杭と十字架

 杭と十字架について、僕が考えていることを話したいと思います。この区別は重要なのでしょうか。それともそれほど意味がないのでしょうか。

杭が象徴しているのは、神に対してのろわれたものであるということ

 そもそも処刑の道具として、一本の杭であったのか、二本の杭(十字の形)であったのかということは、重要なことではないと思います。重要なことは、一本であろうと、二本であろうと、杭にかけられて処刑されたということです。

 ですから、訳としては、1本とか二本にこだわる必要はなくって、杭というニュアンスが伝わる言葉がよいと思います。処刑された刑具はその当時もちいられていた刑具であったと考えるのが自然でしょう。

 細部にこだわると、大切な内容が吹き飛んでしまいますね。大切なことは、杭にかけられるということが、神にのろわれたものであるということを象徴しているということです。

「また,ある人に死の宣告に価する罪があってその者が死に処せられ,あなたがこれを杭に掛けた場合,その死体は夜通し杭の上にとどめられるべきではない。その日のうちに是非とも葬るべきである。[杭に]掛けられるのは神にのろわれた者だからである
(申命記 21:22-23)

 イエス自身に罪は何もなかった。しかし、強盗と並べられて、極悪人のようにみなされ、さらし者になって死んだ。
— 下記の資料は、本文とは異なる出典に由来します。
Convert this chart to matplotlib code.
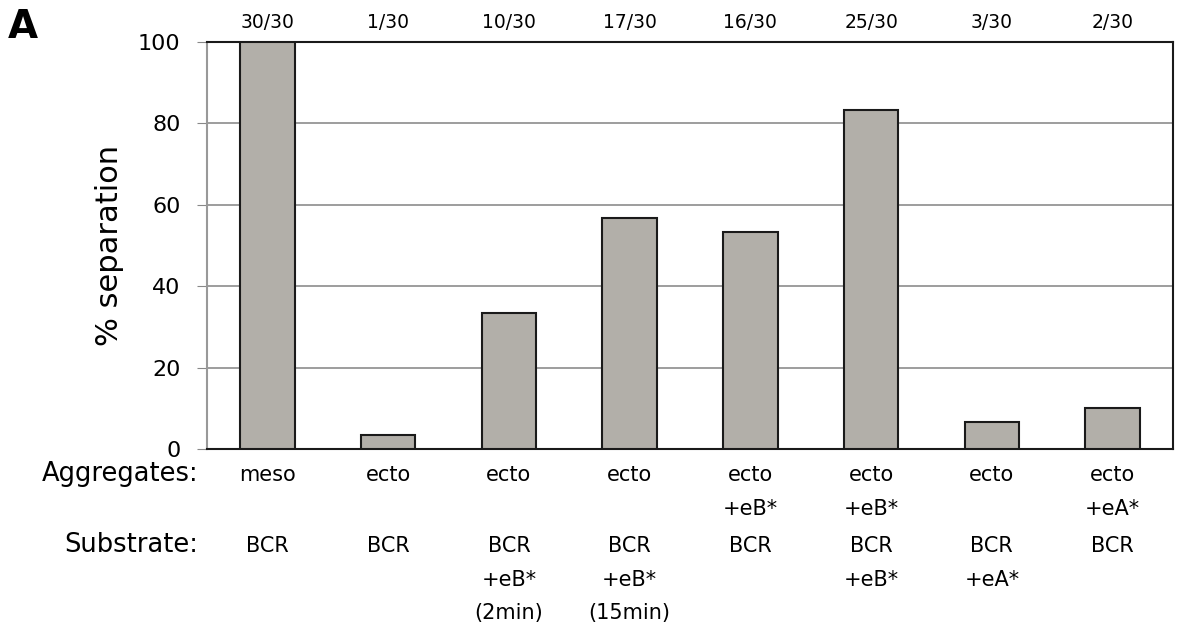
import matplotlib.pyplot as plt
import matplotlib.transforms as mtransforms
import numpy as np

# % separation per condition
values = [100, 3.33, 33.33, 56.67, 53.33, 83.33, 6.67, 10.0]
counts = ["30/30", "1/30", "10/30", "17/30", "16/30", "25/30", "3/30", "2/30"]
aggregates = ["meso", "ecto", "ecto", "ecto", "ecto\n+eB*", "ecto\n+eB*", "ecto", "ecto\n+eA*"]
substrate = ["BCR", "BCR", "BCR\n+eB*\n(2min)", "BCR\n+eB*\n(15min)", "BCR",
             "BCR\n+eB*", "BCR\n+eA*", "BCR"]

W, H = 1187, 638
fig = plt.figure(figsize=(W / 100, H / 100), dpi=100)
ax = fig.add_axes([207 / W, 1 - 449 / H, (1173 - 207) / W, (449 - 42) / H])

x = np.arange(len(values))
ax.bar(x, values, width=0.45, color="#b2afa9", edgecolor="#1a1a1a", linewidth=1.5, zorder=3)

ax.set_xlim(-0.5, len(values) - 0.5)
ax.set_ylim(0, 100)
ax.set_yticks([0, 20, 40, 60, 80, 100])
ax.tick_params(axis="y", labelsize=16, length=7, color="#888888", pad=12)
ax.set_xticks([])
ax.grid(axis="y", color="#8c8c8c", linewidth=1.2, zorder=0)
for s in ["top", "right", "bottom"]:
    ax.spines[s].set_color("#1a1a1a")
    ax.spines[s].set_linewidth(1.5)
ax.spines["left"].set_color("#999999")
ax.spines["left"].set_linewidth(1.5)
ax.set_ylabel("% separation", fontsize=22, labelpad=10)

# labels in data x, figure y
tr = mtransforms.blended_transform_factory(ax.transData, fig.transFigure)
for i in range(len(values)):
    ax.text(x[i], 1 - 22 / H, counts[i], transform=tr, ha="center", va="center", fontsize=13.5)
    ax.text(x[i], 1 - 465 / H, aggregates[i], transform=tr, ha="center", va="top",
            fontsize=15, linespacing=1.85)
    ax.text(x[i], 1 - 536 / H, substrate[i], transform=tr, ha="center", va="top",
            fontsize=15, linespacing=1.85)

fig.text(198 / W, 1 - 474 / H, "Aggregates:", ha="right", va="center", fontsize=18.5)
fig.text(198 / W, 1 - 545 / H, "Substrate:", ha="right", va="center", fontsize=18.5)
fig.text(8 / W, 1 - 27 / H, "A", ha="left", va="center", fontsize=28, fontweight="bold")

fig.savefig("out.png", dpi=100, facecolor="white")
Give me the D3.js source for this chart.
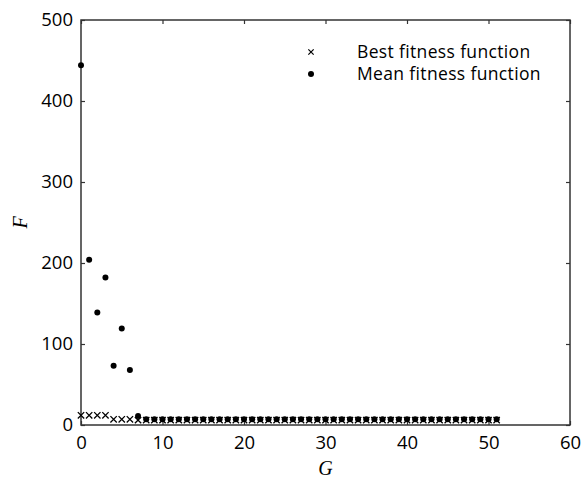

イエスは「神よ、どうしてお見捨てになったのですか」と叫んで死にました。

 イエスは、まさに、神にのろわれた者として死んだのです。

 ですから、刑具の細部の形にこだわる必要はなくって、おおむね、当時使われていた処刑具で処刑されたと考えていればよいと思います。

 大切なことは、杭にかけられるということが「神にのろわれた者」を象徴しているということです。この内容の部分のほうに着目するのがよいと思います。